Jonathan O'Connell is an Associate in our Northern Virginia office.
The Americans with Disabilities Act (ADA) and its related amendments affords protection to disabled employees who are qualified and able to perform the essential functions of a job with or without a reasonable accommodation. In some instances, a reasonable accommodation may include providing an employee with intermittent or unscheduled unpaid leave.1 A recent decision from the United States Court of Appeals for the Ninth Circuit provides additional guidance to employers regarding their obligations for providing such accommodations under the ADA.
In Samper v. Providence St. Vincent Medical Center, Case. No. 10-35811 (9th Cir. 2012), plaintiff Monika Samper was employed by Providence St. Vincent Medical Center (the "hospital") as a neo-natal intensive care nurse. During the course of Samper's employment, she continually exceeded the number of unplanned absences permitted by the hospital's policy due to her fibromyalgia, a condition that limits sleep and causes chronic pain. Although the hospital was flexible in accommodating her unplanned absences, Samper's employment was ultimately terminated. Subsequently, she filed suit under the ADA, alleging that the hospital failed to provide her with a reasonable accommodation. The U.S. District Court for the District of Oregon granted summary judgment in favor of the hospital and Samper appealed the lower court's decision to the Ninth Circuit.
In analyzing Samper's ADA claim, the Ninth Circuit began by recognizing the basic premise that for many jobs, on-site presence is necessary in order for an individual to be "qualified." Continuing its analysis, the court recognized the specialized training neo-natal nurses must possess, as well as the fact that the at-risk infant patient population "cries out for constant vigilance, team coordination and continuity." The court also noted that the neo-natal nurse position description listed "Attendance" and "Punctuality" as essential functions of the job.
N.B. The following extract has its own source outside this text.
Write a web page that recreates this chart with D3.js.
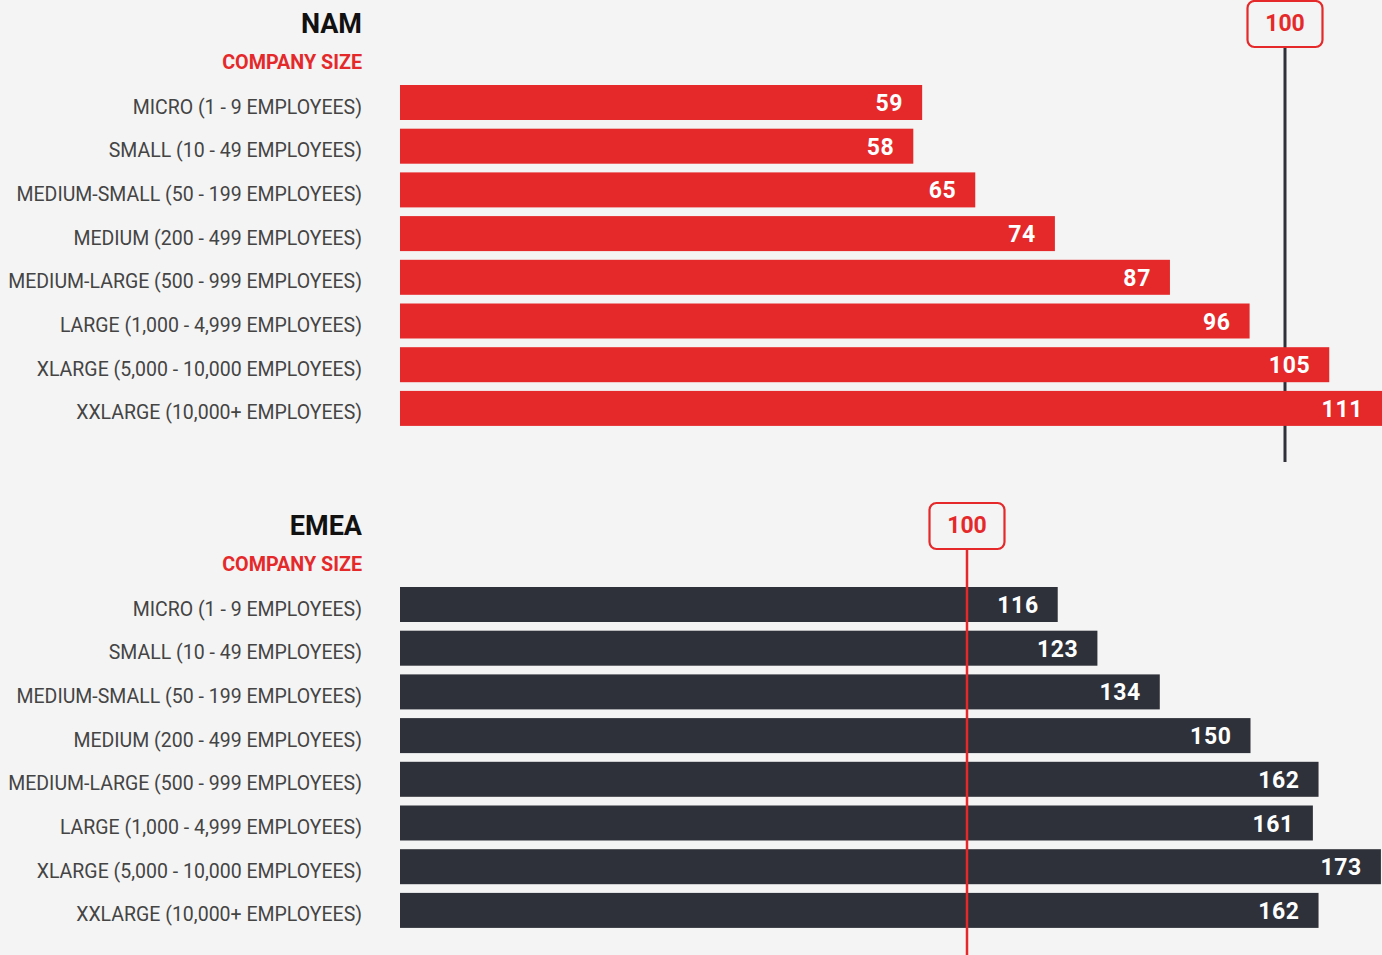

In affirming the district court's finding that Samper was unqualified for her position as a matter of law, the court concluded that given the nature of the neo-natal intensive care nurse position, "[a]n employer need not provide accommodations that comprise performance quality - to require a hospital to do so could, quite literally, be fatal." Importantly, however, in reaching its conclusion the court also acknowledged that "regular attendance is not necessary for all jobs ... when on-site presence is not required for all jobs."
What the Decision Means for Employers
The ADA was amended in 2008 to broaden the definition of "disability" and increase the number of employees who may qualify for protection under the Act. This legislative change means that it will be much more difficult for an employer to show that an individual is not "disabled," and means that employers will need to focus more on ensuring that they engage in an "interactive process" to determine whether a reasonable accommodation is available. Statistics show that the number of EEOC charges alleging disability discrimination has risen in recent years.
The Samper case demonstrates that under the right circumstances, an employer can still prove that an employee is unqualified for ADA protection despite the expanded definition of "disability" ushered in by the 2008 amendments. To maximize the likelihood of proving that certain functions of positions are essential, employers should review their existing job descriptions in order to ensure that such documents accurately reflect the essential functions of the positions. In Samper, the court found it significant that the employer specifically listed "Attendance" and "Punctuality" as essential functions of the neo-natal intensive care nurse position in determining that the plaintiff's failure to meet those criteria made her unqualified and not eligible for ADA protection. This does not mean that calling a function "essential" in a job description makes it so for ADA purposes, but courts frequently look to such employer-based determinations in assessing failure to accommodate claims, and the absence of such language may make it much harder to show the function is truly essential.
Disability Discrimination Claims Are on the Rise
In order to be prepared to handle a disability discrimination claim, employers should review their equal employment policies and procedures for responding to employees who request accommodations for potential disabilities. Although Samper shows that employers still may be able to avoid an obligation to accommodate altogether in some cases, the number of cases where an employer will need to demonstrate it has reasonably accommodated the employee has increased. Employers need to ensure that they have a specific process in place to engage in an "interactive process" with disabled employees who request reasonable accommodation to determine whether a reasonable accommodation exists that will allow the employee to perform the essential functions of the job, or whether no such accommodation exists. Failure to engage in such an interactive process may lead to a finding that the employer failed to meet its obligations under the ADA.
1 Employers should also be aware that the Family Medical Leave Act (FMLA) and corresponding state statutes, also entitle eligible employees to take unpaid, job-protected leave for specified family and medical reasons with continuation of group health insurance coverage.